— Start —

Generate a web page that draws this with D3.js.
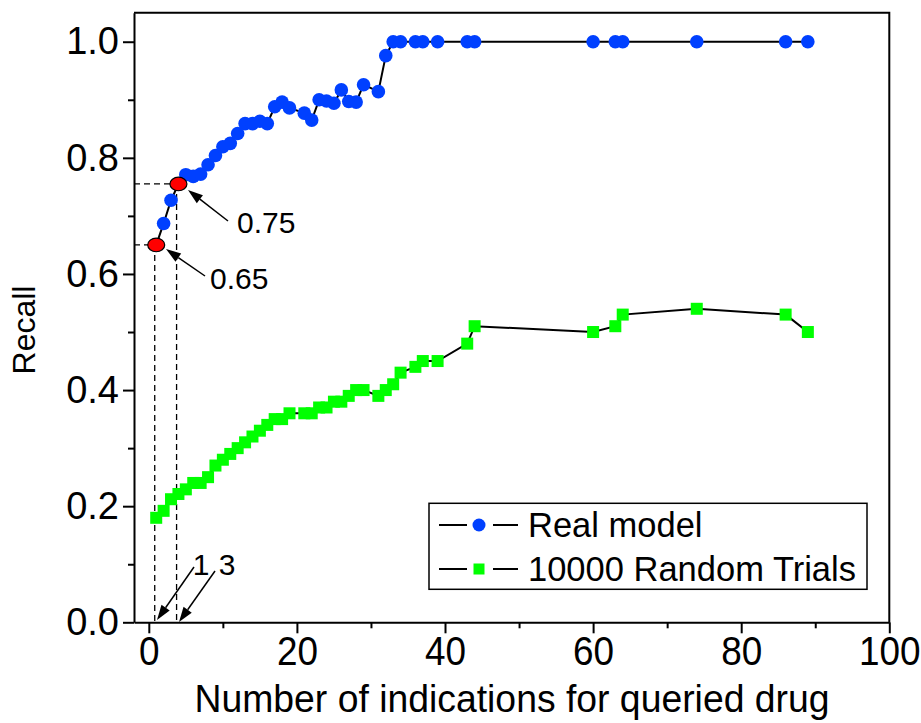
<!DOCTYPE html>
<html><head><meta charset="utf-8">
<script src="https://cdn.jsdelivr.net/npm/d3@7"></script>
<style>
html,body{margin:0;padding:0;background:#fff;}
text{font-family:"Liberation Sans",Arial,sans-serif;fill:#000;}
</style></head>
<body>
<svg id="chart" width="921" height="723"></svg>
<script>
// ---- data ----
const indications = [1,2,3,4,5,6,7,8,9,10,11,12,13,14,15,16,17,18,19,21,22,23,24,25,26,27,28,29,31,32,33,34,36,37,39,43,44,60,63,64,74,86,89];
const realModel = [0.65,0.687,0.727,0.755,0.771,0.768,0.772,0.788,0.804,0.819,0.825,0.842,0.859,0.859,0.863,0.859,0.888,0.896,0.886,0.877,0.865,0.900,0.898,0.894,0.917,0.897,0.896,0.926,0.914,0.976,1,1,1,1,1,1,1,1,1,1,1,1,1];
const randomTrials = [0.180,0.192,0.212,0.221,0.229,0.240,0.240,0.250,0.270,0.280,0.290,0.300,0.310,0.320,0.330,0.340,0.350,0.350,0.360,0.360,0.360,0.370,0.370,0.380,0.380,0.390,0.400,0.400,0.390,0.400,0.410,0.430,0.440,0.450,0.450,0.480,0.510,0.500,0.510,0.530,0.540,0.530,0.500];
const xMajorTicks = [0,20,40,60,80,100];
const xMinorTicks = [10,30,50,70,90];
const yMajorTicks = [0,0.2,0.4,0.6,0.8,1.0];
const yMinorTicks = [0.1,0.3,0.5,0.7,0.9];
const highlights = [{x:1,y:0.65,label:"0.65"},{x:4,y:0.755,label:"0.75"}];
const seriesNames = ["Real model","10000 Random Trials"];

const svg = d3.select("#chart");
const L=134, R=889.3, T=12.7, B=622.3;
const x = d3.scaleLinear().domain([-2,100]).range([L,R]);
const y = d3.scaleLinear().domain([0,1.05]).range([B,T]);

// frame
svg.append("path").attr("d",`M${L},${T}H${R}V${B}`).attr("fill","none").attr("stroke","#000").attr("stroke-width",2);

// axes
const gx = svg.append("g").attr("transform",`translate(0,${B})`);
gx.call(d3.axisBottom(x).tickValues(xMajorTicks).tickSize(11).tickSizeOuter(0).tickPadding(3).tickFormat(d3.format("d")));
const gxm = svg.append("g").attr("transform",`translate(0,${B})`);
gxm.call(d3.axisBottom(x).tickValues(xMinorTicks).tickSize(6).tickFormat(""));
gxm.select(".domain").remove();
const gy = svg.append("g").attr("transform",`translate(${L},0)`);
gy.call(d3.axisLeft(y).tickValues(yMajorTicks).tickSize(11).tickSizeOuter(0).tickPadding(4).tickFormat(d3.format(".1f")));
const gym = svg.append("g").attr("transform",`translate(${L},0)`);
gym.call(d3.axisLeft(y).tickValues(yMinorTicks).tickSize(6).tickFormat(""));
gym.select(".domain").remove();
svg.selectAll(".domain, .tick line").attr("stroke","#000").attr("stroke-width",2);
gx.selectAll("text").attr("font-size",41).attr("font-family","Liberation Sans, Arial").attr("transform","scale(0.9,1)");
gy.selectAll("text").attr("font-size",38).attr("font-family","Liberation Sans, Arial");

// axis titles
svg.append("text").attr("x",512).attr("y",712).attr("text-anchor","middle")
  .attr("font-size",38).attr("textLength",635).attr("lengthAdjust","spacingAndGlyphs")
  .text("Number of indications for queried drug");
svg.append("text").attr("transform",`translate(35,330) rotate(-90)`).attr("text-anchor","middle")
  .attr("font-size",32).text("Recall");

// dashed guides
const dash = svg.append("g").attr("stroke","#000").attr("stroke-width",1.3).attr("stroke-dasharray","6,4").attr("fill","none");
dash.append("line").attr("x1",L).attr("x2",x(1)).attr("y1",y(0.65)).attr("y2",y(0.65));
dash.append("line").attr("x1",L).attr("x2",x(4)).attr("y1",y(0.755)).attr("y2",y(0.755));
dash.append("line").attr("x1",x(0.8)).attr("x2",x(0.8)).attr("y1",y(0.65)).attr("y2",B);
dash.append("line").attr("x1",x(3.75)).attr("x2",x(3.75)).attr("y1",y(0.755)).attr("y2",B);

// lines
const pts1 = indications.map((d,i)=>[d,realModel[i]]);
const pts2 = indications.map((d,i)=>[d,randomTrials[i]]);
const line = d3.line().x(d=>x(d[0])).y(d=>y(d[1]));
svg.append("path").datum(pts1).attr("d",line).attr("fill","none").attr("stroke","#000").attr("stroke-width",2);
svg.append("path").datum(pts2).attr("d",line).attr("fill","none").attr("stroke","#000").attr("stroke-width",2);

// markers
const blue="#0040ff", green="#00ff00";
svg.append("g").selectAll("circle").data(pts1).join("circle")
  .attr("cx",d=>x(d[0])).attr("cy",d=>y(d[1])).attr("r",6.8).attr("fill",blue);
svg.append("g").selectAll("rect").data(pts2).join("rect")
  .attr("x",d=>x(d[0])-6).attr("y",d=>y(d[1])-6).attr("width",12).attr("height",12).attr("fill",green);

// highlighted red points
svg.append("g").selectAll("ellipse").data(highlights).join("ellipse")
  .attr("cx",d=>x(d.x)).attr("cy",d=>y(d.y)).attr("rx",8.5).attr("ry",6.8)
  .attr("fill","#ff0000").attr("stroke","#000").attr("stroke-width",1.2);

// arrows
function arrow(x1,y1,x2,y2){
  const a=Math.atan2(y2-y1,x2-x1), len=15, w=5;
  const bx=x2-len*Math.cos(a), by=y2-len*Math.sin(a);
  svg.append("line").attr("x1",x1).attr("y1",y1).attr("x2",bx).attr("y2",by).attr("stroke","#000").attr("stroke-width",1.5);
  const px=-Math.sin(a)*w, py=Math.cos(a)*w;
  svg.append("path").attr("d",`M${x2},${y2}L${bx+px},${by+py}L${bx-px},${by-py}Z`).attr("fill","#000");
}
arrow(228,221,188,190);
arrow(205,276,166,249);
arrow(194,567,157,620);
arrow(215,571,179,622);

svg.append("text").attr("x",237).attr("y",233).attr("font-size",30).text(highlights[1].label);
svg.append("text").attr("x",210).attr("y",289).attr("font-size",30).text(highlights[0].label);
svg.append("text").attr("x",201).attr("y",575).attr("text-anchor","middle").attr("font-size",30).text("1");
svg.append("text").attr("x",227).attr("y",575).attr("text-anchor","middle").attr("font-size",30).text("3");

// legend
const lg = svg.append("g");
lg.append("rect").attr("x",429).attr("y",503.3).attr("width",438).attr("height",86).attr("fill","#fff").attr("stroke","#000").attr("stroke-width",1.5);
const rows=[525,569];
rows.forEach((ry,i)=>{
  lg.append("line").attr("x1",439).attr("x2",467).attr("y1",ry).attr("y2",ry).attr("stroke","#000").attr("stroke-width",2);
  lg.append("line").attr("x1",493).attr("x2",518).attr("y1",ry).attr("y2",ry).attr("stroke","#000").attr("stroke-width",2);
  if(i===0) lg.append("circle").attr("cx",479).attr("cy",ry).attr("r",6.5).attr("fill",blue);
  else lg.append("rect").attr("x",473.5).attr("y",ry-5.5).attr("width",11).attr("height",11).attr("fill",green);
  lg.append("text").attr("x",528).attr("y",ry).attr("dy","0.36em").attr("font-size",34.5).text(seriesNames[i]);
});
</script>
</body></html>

— End —

EXERCISE =>
Using the material above, return every line exactly as it appears, minus the pictures.

OUTPUT OF THE TASK =>
Generate a web page that draws this with D3.js.
<!DOCTYPE html>
<html><head><meta charset="utf-8">
<script src="https://cdn.jsdelivr.net/npm/d3@7"></script>
<style>
html,body{margin:0;padding:0;background:#fff;}
text{font-family:"Liberation Sans",Arial,sans-serif;fill:#000;}
</style></head>
<body>
<svg id="chart" width="921" height="723"></svg>
<script>
// ---- data ----
const indications = [1,2,3,4,5,6,7,8,9,10,11,12,13,14,15,16,17,18,19,21,22,23,24,25,26,27,28,29,31,32,33,34,36,37,39,43,44,60,63,64,74,86,89];
const realModel = [0.65,0.687,0.727,0.755,0.771,0.768,0.772,0.788,0.804,0.819,0.825,0.842,0.859,0.859,0.863,0.859,0.888,0.896,0.886,0.877,0.865,0.900,0.898,0.894,0.917,0.897,0.896,0.926,0.914,0.976,1,1,1,1,1,1,1,1,1,1,1,1,1];
const randomTrials = [0.180,0.192,0.212,0.221,0.229,0.240,0.240,0.250,0.270,0.280,0.290,0.300,0.310,0.320,0.330,0.340,0.350,0.350,0.360,0.360,0.360,0.370,0.370,0.380,0.380,0.390,0.400,0.400,0.390,0.400,0.410,0.430,0.440,0.450,0.450,0.480,0.510,0.500,0.510,0.530,0.540,0.530,0.500];
const xMajorTicks = [0,20,40,60,80,100];
const xMinorTicks = [10,30,50,70,90];
const yMajorTicks = [0,0.2,0.4,0.6,0.8,1.0];
const yMinorTicks = [0.1,0.3,0.5,0.7,0.9];
const highlights = [{x:1,y:0.65,label:"0.65"},{x:4,y:0.755,label:"0.75"}];
const seriesNames = ["Real model","10000 Random Trials"];

const svg = d3.select("#chart");
const L=134, R=889.3, T=12.7, B=622.3;
const x = d3.scaleLinear().domain([-2,100]).range([L,R]);
const y = d3.scaleLinear().domain([0,1.05]).range([B,T]);

// frame
svg.append("path").attr("d",`M${L},${T}H${R}V${B}`).attr("fill","none").attr("stroke","#000").attr("stroke-width",2);

// axes
const gx = svg.append("g").attr("transform",`translate(0,${B})`);
gx.call(d3.axisBottom(x).tickValues(xMajorTicks).tickSize(11).tickSizeOuter(0).tickPadding(3).tickFormat(d3.format("d")));
const gxm = svg.append("g").attr("transform",`translate(0,${B})`);
gxm.call(d3.axisBottom(x).tickValues(xMinorTicks).tickSize(6).tickFormat(""));
gxm.select(".domain").remove();
const gy = svg.append("g").attr("transform",`translate(${L},0)`);
gy.call(d3.axisLeft(y).tickValues(yMajorTicks).tickSize(11).tickSizeOuter(0).tickPadding(4).tickFormat(d3.format(".1f")));
const gym = svg.append("g").attr("transform",`translate(${L},0)`);
gym.call(d3.axisLeft(y).tickValues(yMinorTicks).tickSize(6).tickFormat(""));
gym.select(".domain").remove();
svg.selectAll(".domain, .tick line").attr("stroke","#000").attr("stroke-width",2);
gx.selectAll("text").attr("font-size",41).attr("font-family","Liberation Sans, Arial").attr("transform","scale(0.9,1)");
gy.selectAll("text").attr("font-size",38).attr("font-family","Liberation Sans, Arial");

// axis titles
svg.append("text").attr("x",512).attr("y",712).attr("text-anchor","middle")
  .attr("font-size",38).attr("textLength",635).attr("lengthAdjust","spacingAndGlyphs")
  .text("Number of indications for queried drug");
svg.append("text").attr("transform",`translate(35,330) rotate(-90)`).attr("text-anchor","middle")
  .attr("font-size",32).text("Recall");

// dashed guides
const dash = svg.append("g").attr("stroke","#000").attr("stroke-width",1.3).attr("stroke-dasharray","6,4").attr("fill","none");
dash.append("line").attr("x1",L).attr("x2",x(1)).attr("y1",y(0.65)).attr("y2",y(0.65));
dash.append("line").attr("x1",L).attr("x2",x(4)).attr("y1",y(0.755)).attr("y2",y(0.755));
dash.append("line").attr("x1",x(0.8)).attr("x2",x(0.8)).attr("y1",y(0.65)).attr("y2",B);
dash.append("line").attr("x1",x(3.75)).attr("x2",x(3.75)).attr("y1",y(0.755)).attr("y2",B);

// lines
const pts1 = indications.map((d,i)=>[d,realModel[i]]);
const pts2 = indications.map((d,i)=>[d,randomTrials[i]]);
const line = d3.line().x(d=>x(d[0])).y(d=>y(d[1]));
svg.append("path").datum(pts1).attr("d",line).attr("fill","none").attr("stroke","#000").attr("stroke-width",2);
svg.append("path").datum(pts2).attr("d",line).attr("fill","none").attr("stroke","#000").attr("stroke-width",2);

// markers
const blue="#0040ff", green="#00ff00";
svg.append("g").selectAll("circle").data(pts1).join("circle")
  .attr("cx",d=>x(d[0])).attr("cy",d=>y(d[1])).attr("r",6.8).attr("fill",blue);
svg.append("g").selectAll("rect").data(pts2).join("rect")
  .attr("x",d=>x(d[0])-6).attr("y",d=>y(d[1])-6).attr("width",12).attr("height",12).attr("fill",green);

// highlighted red points
svg.append("g").selectAll("ellipse").data(highlights).join("ellipse")
  .attr("cx",d=>x(d.x)).attr("cy",d=>y(d.y)).attr("rx",8.5).attr("ry",6.8)
  .attr("fill","#ff0000").attr("stroke","#000").attr("stroke-width",1.2);

// arrows
function arrow(x1,y1,x2,y2){
  const a=Math.atan2(y2-y1,x2-x1), len=15, w=5;
  const bx=x2-len*Math.cos(a), by=y2-len*Math.sin(a);
  svg.append("line").attr("x1",x1).attr("y1",y1).attr("x2",bx).attr("y2",by).attr("stroke","#000").attr("stroke-width",1.5);
  const px=-Math.sin(a)*w, py=Math.cos(a)*w;
  svg.append("path").attr("d",`M${x2},${y2}L${bx+px},${by+py}L${bx-px},${by-py}Z`).attr("fill","#000");
}
arrow(228,221,188,190);
arrow(205,276,166,249);
arrow(194,567,157,620);
arrow(215,571,179,622);

svg.append("text").attr("x",237).attr("y",233).attr("font-size",30).text(highlights[1].label);
svg.append("text").attr("x",210).attr("y",289).attr("font-size",30).text(highlights[0].label);
svg.append("text").attr("x",201).attr("y",575).attr("text-anchor","middle").attr("font-size",30).text("1");
svg.append("text").attr("x",227).attr("y",575).attr("text-anchor","middle").attr("font-size",30).text("3");

// legend
const lg = svg.append("g");
lg.append("rect").attr("x",429).attr("y",503.3).attr("width",438).attr("height",86).attr("fill","#fff").attr("stroke","#000").attr("stroke-width",1.5);
const rows=[525,569];
rows.forEach((ry,i)=>{
  lg.append("line").attr("x1",439).attr("x2",467).attr("y1",ry).attr("y2",ry).attr("stroke","#000").attr("stroke-width",2);
  lg.append("line").attr("x1",493).attr("x2",518).attr("y1",ry).attr("y2",ry).attr("stroke","#000").attr("stroke-width",2);
  if(i===0) lg.append("circle").attr("cx",479).attr("cy",ry).attr("r",6.5).attr("fill",blue);
  else lg.append("rect").attr("x",473.5).attr("y",ry-5.5).attr("width",11).attr("height",11).attr("fill",green);
  lg.append("text").attr("x",528).attr("y",ry).attr("dy","0.36em").attr("font-size",34.5).text(seriesNames[i]);
});
</script>
</body></html>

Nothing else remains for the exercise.